Pigliucci’s discussion of philosophy makes a turn for the better, too. After mentioning some of the many branches of philosophy, he quotes Wittgenstein, who wrote: “Philosophy is a battle against the bewitchment of our intelligence by means of language.” Pigliucci is happy to settle on this as a way of thinking about what philosophers do. This leads him to adopt another conception of philosophy as dealing with “the power and limits of the ultimate human tool: language.”

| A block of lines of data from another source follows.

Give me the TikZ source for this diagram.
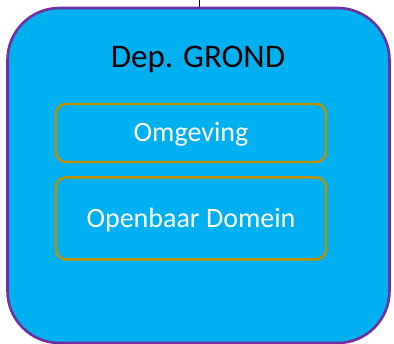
\documentclass[tikz,border=0pt]{standalone}
\usepackage{fontspec}
\setmainfont{Carlito}
\usetikzlibrary{positioning}
\definecolor{depfill}{HTML}{00B0F0}
\definecolor{depline}{HTML}{7030A0}
\definecolor{unitline}{HTML}{BF9000}
\begin{document}
\begin{tikzpicture}[x=1pt, y=-1pt, node distance=13pt]
    % Styles
    \tikzstyle{dept} = [rectangle, rounded corners=52pt, minimum width=382pt, minimum height=335pt, draw=depline, line width=2.6pt, fill=depfill]
    \tikzstyle{unit} = [rectangle, rounded corners=10pt, minimum width=270pt, line width=2.4pt, draw=unitline, text=white, text height=18pt, text depth=0pt, font=\fontsize{28}{34}\selectfont]
    \tikzstyle{title} = [anchor=base, font=\fontsize{33}{40}\selectfont]
    \tikzstyle{link} = [thin, black]

    \useasboundingbox (0,0) rectangle (394,344);

    % Nodes
    \node (grond) [dept] at (198.5,175.5) {};
    \node (grondtitle) [title] at (198,68) {Dep. GROND};
    \node (omgeving) [unit, minimum height=58pt] at (191,133) {Omgeving};
    \node (domein) [unit, minimum height=82pt, below=of omgeving] {Openbaar Domein};
    \coordinate (top) at (199,0);

    % Arrows
    \draw [link] (top) -- (top |- grond.north);
\end{tikzpicture}
\end{document}
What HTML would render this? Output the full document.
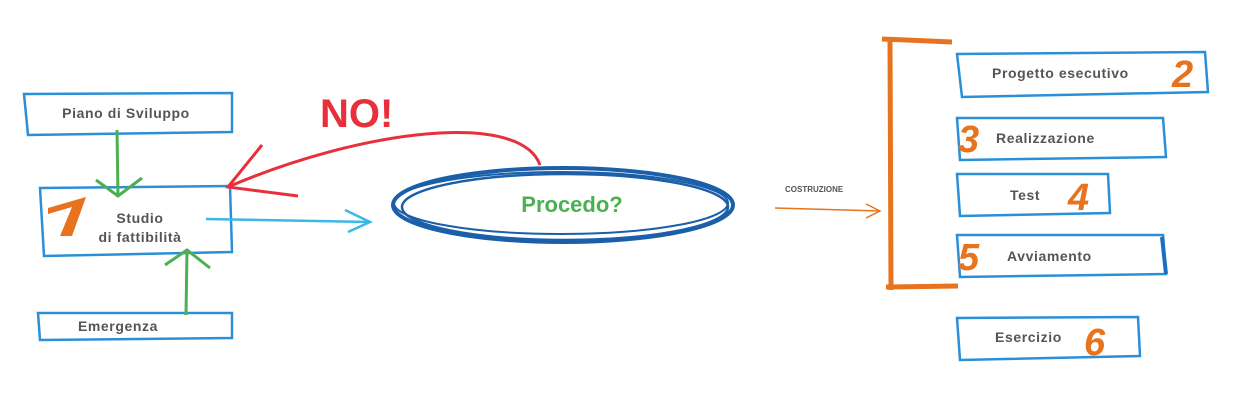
<!DOCTYPE html>
<html><head><meta charset="utf-8"><style>
html,body{margin:0;padding:0;background:#fff;width:1243px;height:410px;overflow:hidden}
svg text{font-family:"Liberation Sans",sans-serif}
.t{fill:#555;font-size:14px;font-weight:bold;letter-spacing:0.6px}
.n{fill:#e8731f;font-size:38px;font-style:italic;font-weight:bold}
.b{fill:none;stroke:#2b8fd8;stroke-width:2.5}
</style></head><body>
<svg width="1243" height="410" viewBox="0 0 1243 410">
<!-- left boxes -->
<path class="b" d="M24 94 L232 93 L232 132 L28 135 Z"/>
<text class="t" x="126" y="118" text-anchor="middle">Piano di Sviluppo</text>
<path class="b" d="M40 188 L230 186 L232 252 L44 256 Z"/>
<text class="t" x="140" y="223" text-anchor="middle">Studio</text>
<text class="t" x="140" y="242" text-anchor="middle">di fattibilità</text>
<path d="M48 208 L86 197 L72 236 L60 236 L72 207 L48 214 Z" fill="#e8731f"/>
<path class="b" d="M38 313 L232 313 L232 338 L40 340 Z"/>
<text class="t" x="118" y="331" text-anchor="middle">Emergenza</text>
<!-- green arrows -->
<g stroke="#4caf50" stroke-width="3" fill="none">
<path d="M117 130 L118 196"/><path d="M96 180 L118 196 L142 178"/>
<path d="M186 315 L187 250"/><path d="M165 265 L187 250 L210 268"/>
</g>
<!-- red arrow -->
<path d="M540 165 C520 110 360 130 228 187" stroke="#e8303c" stroke-width="3" fill="none"/>
<path d="M262 145 L228 187 L298 196" stroke="#e8303c" stroke-width="3" fill="none"/>
<text x="320" y="127" fill="#e8303c" font-size="40" font-weight="bold">NO!</text>
<!-- cyan arrow -->
<path d="M206 219 L370 222" stroke="#3bb8e6" stroke-width="2.5" fill="none"/>
<path d="M345 210 L370 222 L348 232" stroke="#3bb8e6" stroke-width="2.5" fill="none"/>
<!-- ellipse -->
<g fill="none" stroke="#1a5fa8">
<ellipse cx="563" cy="205" rx="170" ry="37" stroke-width="4"/>
<ellipse cx="565" cy="207" rx="163" ry="33" stroke-width="2.5"/>
<ellipse cx="561" cy="203" rx="167" ry="31" stroke-width="2"/>
</g>
<text x="572" y="212" text-anchor="middle" fill="#4caf50" font-size="22" font-weight="bold">Procedo?</text>
<!-- costruzione -->
<text x="785" y="192" fill="#555" font-size="8" font-weight="bold">COSTRUZIONE</text>
<path d="M775 208 L880 211" stroke="#e8731f" stroke-width="1.5" fill="none"/>
<path d="M866 204 L880 211 L866 218" stroke="#e8731f" stroke-width="1.5" fill="none"/>
<!-- bracket -->
<path d="M952 42 L882 39 M890 40 L891 290 M886 287 L958 286" stroke="#e8731f" stroke-width="5" fill="none"/>
<!-- right boxes -->
<path class="b" d="M957 54 L1205 52 L1208 92 L962 97 Z"/>
<text class="t" x="992" y="78">Progetto esecutivo</text>
<text class="n" x="1172" y="87">2</text>
<path class="b" d="M957 118 L1163 118 L1166 157 L960 160 Z"/>
<text class="t" x="996" y="143">Realizzazione</text>
<text class="n" x="958" y="152">3</text>
<path class="b" d="M957 174 L1108 174 L1110 213 L960 216 Z"/>
<text class="t" x="1010" y="200">Test</text>
<text class="n" x="1068" y="210">4</text>
<path class="b" d="M957 235 L1163 235 L1166 274 L960 277 Z"/>
<path d="M1162 237 L1166 274" stroke="#1a6fc0" stroke-width="4"/>
<text class="t" x="1007" y="261">Avviamento</text>
<text class="n" x="958" y="270">5</text>
<path class="b" d="M957 318 L1138 317 L1140 356 L960 360 Z"/>
<text class="t" x="995" y="342">Esercizio</text>
<text class="n" x="1084" y="355">6</text>
</svg>
</body></html>
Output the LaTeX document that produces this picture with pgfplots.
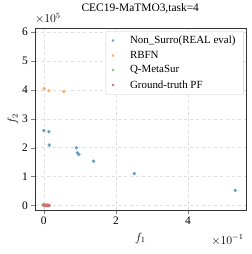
\documentclass[border=0pt]{standalone}
\usepackage{pgfplots}
\pgfplotsset{compat=1.18}
\usepackage{fontspec}
\setmainfont{Liberation Serif}
\definecolor{tblue}{HTML}{1F77B4}
\definecolor{torange}{HTML}{FF7F0E}
\definecolor{tgreen}{HTML}{2CA02C}
\definecolor{tred}{HTML}{D62728}
\begin{document}
\begin{tikzpicture}
\begin{axis}[
  scale only axis,
  width=212pt, height=183pt,
  xmin=-0.25, xmax=5.6, ymin=-0.17, ymax=6.14,
  xtick={0,2,4}, ytick={0,1,2,3,4,5,6},
  /pgf/number format/assume math mode=true,
  tick label style={font=\fontsize{11.5}{13}\selectfont},
  tick align=outside, tick pos=left,
  major tick length=3.5pt,
  grid=major,
  grid style={dashed, gray!25},
  axis line style={black!80},
  title={CEC19-MaTMO3,task=4},
  title style={font=\fontsize{11.5}{13}\selectfont, at={(axis description cs:0.5,1)}, anchor=base, yshift=11pt},
  xlabel={$f_1$}, ylabel={$f_2$},
  xlabel style={font=\fontsize{11.5}{13}\selectfont, at={(axis description cs:0.5,-0.153)}, anchor=center},
  ylabel style={font=\fontsize{11.5}{13}\selectfont, at={(axis description cs:-0.104,0.5)}, anchor=center},
  legend style={at={(0.99,0.985)}, anchor=north east, draw=gray!40, rounded corners=2pt,
    font=\fontsize{11}{13}\selectfont, row sep=2pt, inner xsep=6pt, inner ysep=3pt,
    /tikz/every odd column/.append style={column sep=14pt}},
  legend cell align=left,
  legend image post style={mark size=1.1pt},
  clip=false,
]
\addplot[only marks, mark=*, mark size=1.5pt, tblue!70] coordinates {
(0.00,2.59) (0.14,2.55) (0.15,2.09) (0.90,1.99) (0.93,1.82) (0.97,1.76) (1.38,1.53) (2.51,1.10) (5.31,0.52)
};
\addlegendentry{Non\_Surro(REAL eval)}
\addplot[only marks, mark=*, mark size=1.5pt, torange!65] coordinates {
(0.01,4.05) (0.14,3.97) (0.55,3.94)
};
\addlegendentry{RBFN}
\addplot[only marks, mark=*, mark size=1.5pt, tgreen!65] coordinates {
(-0.02,0.02) (0.0,0.01)
};
\addlegendentry{Q-MetaSur}
\addplot[only marks, mark=*, mark size=1.5pt, tred!70] coordinates {
(0.00,0.00) (0.03,0.00) (0.06,0.00) (0.09,0.00) (0.12,0.00) (0.15,0.00) (0.02,0.01) (0.08,0.01)
};
\addlegendentry{Ground-truth PF}
\node[anchor=south west, font=\fontsize{11.5}{13}\selectfont, inner sep=0pt] at ([yshift=4pt]rel axis cs:0,1) {$\times10^{5}$};
\node[anchor=east, font=\fontsize{11.5}{13}\selectfont, inner sep=0pt] at ([xshift=-2pt,yshift=-30pt]rel axis cs:1,0) {$\times10^{-1}$};
\path ([xshift=-35pt,yshift=-44pt]rel axis cs:0,0) ([xshift=6pt,yshift=27pt]rel axis cs:1,1);
\end{axis}
\end{tikzpicture}
\end{document}
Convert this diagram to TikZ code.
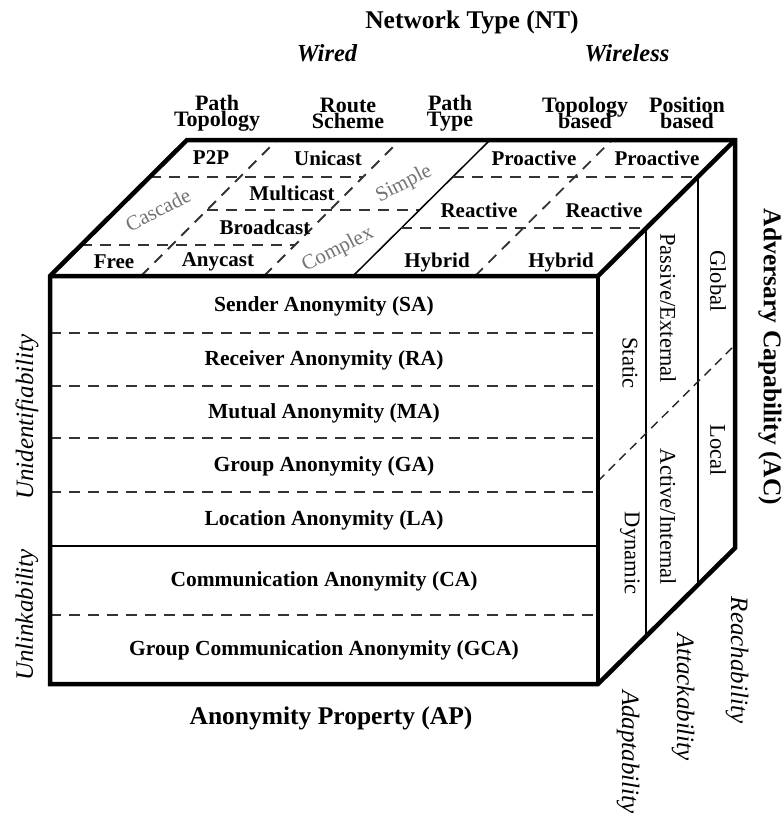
\documentclass[tikz,border=0pt]{standalone}
\usepackage{fontspec}
\setmainfont{Liberation Serif}
\usetikzlibrary{calc}

\begin{document}
\begin{tikzpicture}[
  x=1pt, y=-1pt,
  rim/.style={line width=4.5pt, line join=miter},
  wall/.style={line width=1.5pt},
  seam/.style={line width=1.8pt, dash pattern=on 11pt off 8pt, black!80},
  fold/.style={line width=1.4pt, dash pattern=on 9pt off 6pt, black!85},
  prop/.style={inner sep=0pt, font=\fontsize{21.5}{22}\selectfont\bfseries},
  cell/.style={inner sep=0pt, font=\fontsize{21}{22}\selectfont\bfseries},
  colhead/.style={inner sep=0pt, align=center, font=\fontsize{22}{22}\selectfont\bfseries},
  hint/.style={inner sep=0pt, rotate=27, text=black!55, font=\fontsize{21}{22}\selectfont},
  adv/.style={inner sep=0pt, rotate=-90, font=\fontsize{22.5}{23}\selectfont},
  facet/.style={inner sep=0pt, font=\fontsize{25}{26}\selectfont\itshape},
  axis/.style={inner sep=0pt, font=\fontsize{25.5}{26}\selectfont\bfseries},
  kind/.style={inner sep=0pt, font=\fontsize{24.5}{26}\selectfont\bfseries\itshape}
]
\useasboundingbox (0,0) rectangle (784,819);

% Cube corners
\coordinate (ftl) at (50,276);
\coordinate (ftr) at (598,276);
\coordinate (fbr) at (598,684);
\coordinate (fbl) at (50,684);
\coordinate (btl) at (187,140);
\coordinate (btr) at (735,140);
\coordinate (bbr) at (735,548);

% Front face: anonymity property
\foreach \y in {333,386,438,492,615}
  \draw[seam] (50,\y) -- (598,\y);
\draw[wall] (50,546) -- (598,546);

\node[prop] (sa) at (324,306) {Sender Anonymity (SA)};
\node[prop] (ra) at (324,360) {Receiver Anonymity (RA)};
\node[prop] (ma) at (324,413) {Mutual Anonymity (MA)};
\node[prop] (ga) at (324,466) {Group Anonymity (GA)};
\node[prop] (la) at (324,520) {Location Anonymity (LA)};
\node[prop] (ca) at (324,581) {Communication Anonymity (CA)};
\node[prop] (gca) at (324,650) {Group Communication Anonymity (GCA)};

% Top face: wired
\draw[seam] (141,276) -- (277,140);
\draw[seam] (264,276) -- (400,140);
\draw[seam] (150,177) -- (363,177);
\draw[seam] (207,210) -- (419,210);
\draw[seam] (81,245) -- (295,245);
\draw[wall] (353,276) -- (490,140);

\node[cell] (p2p) at (211,158) {P2P};
\node[cell] (uni) at (328,158) {Unicast};
\node[cell] (multi) at (292,193) {Multicast};
\node[cell] (broad) at (265,227) {Broadcast};
\node[cell] (free) at (114,262) {Free};
\node[cell] (any) at (218,262) {Anycast};
\node[hint] (cascade) at (158,210) {Cascade};
\node[hint] (simple) at (404,184) {Simple};
\node[hint] (complex) at (338,250) {Complex};

% Top face: wireless
\draw[seam] (475,276) -- (612,140);
\draw[seam] (453,177) -- (698,177);
\draw[seam] (401,228) -- (646,228);

\node[cell] (pro1) at (534,158) {Proactive};
\node[cell] (pro2) at (657,158) {Proactive};
\node[cell] (re1) at (479,210) {Reactive};
\node[cell] (re2) at (604,210) {Reactive};
\node[cell] (hy1) at (437,262) {Hybrid};
\node[cell] (hy2) at (561,262) {Hybrid};

% Right face: adversary capability
\draw[wall] (646,228) -- (646,636);
\draw[wall] (698,177) -- (698,585);
\draw[fold] (598,481) -- (735,345);

\node[adv] (static) at (630,363) {Static};
\node[adv] (dynamic) at (630,553) {Dynamic};
\node[adv] (passive) at (668,308) {Passive/External};
\node[adv] (active) at (668,517) {Active/Internal};
\node[adv] (global) at (718,281) {Global};
\node[adv] (local) at (718,450) {Local};

% Cube outline
\draw[rim] (fbl) -- (ftl) -- (btl) -- (btr) -- (bbr) -- (fbr) -- cycle;
\draw[rim] (ftl) -- (ftr) -- (btr);
\draw[rim] (ftr) -- (fbr);

% Column heads
\node[colhead] (ptopo) at (217,113) {Path\\[-6pt]Topology};
\node[colhead] (rscheme) at (348,113) {Route\\[-6pt]Scheme};
\node[colhead] (ptype) at (450,113) {Path\\[-6pt]Type};
\node[colhead] (tbased) at (585,113) {Topology\\[-6pt]based};
\node[colhead] (pbased) at (687,113) {Position\\[-6pt]based};

% Axis titles
\node[axis] (nt) at (472,22) {Network Type (NT)};
\node[kind] (wired) at (327,53) {Wired};
\node[kind] (wireless) at (627,53) {Wireless};
\node[axis] (ap) at (331,718) {Anonymity Property (AP)};
\node[axis, rotate=-90] (ac) at (770,357) {Adversary Capability (AC)};

% Facets
\node[facet, rotate=90] (unid) at (27,417) {Unidentifiability};
\node[facet, rotate=90] (unlink) at (27,615) {Unlinkability};
\node[facet, rotate=-90] (reach) at (737,660) {Reachability};
\node[facet, rotate=-90] (attack) at (683,697) {Attackability};
\node[facet, rotate=-90] (adapt) at (628,752) {Adaptability};

\end{tikzpicture}
\end{document}
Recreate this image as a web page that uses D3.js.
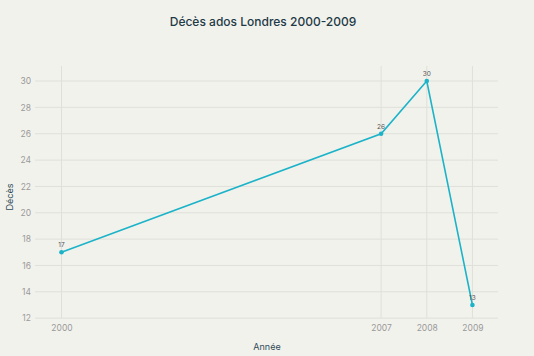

Indeed, there has been a “linguistic turn” in philosophy, so that many philosophers over the past century have come to view the philosophy of language as the key to philosophy itself. Semantic analysis has become a common method of argument across the board, from the philosophy of mind to epistemology. And Wittgenstein is partly to thank for that, though he would certainly not approve of the way much of that analysis is done. (Just as many of those doing the analysis do not approve of how Wittgenstein thought philosophy should be done.)
Update: This post was edited on 3 November 2012, mostly to substantially improve paragraph 3.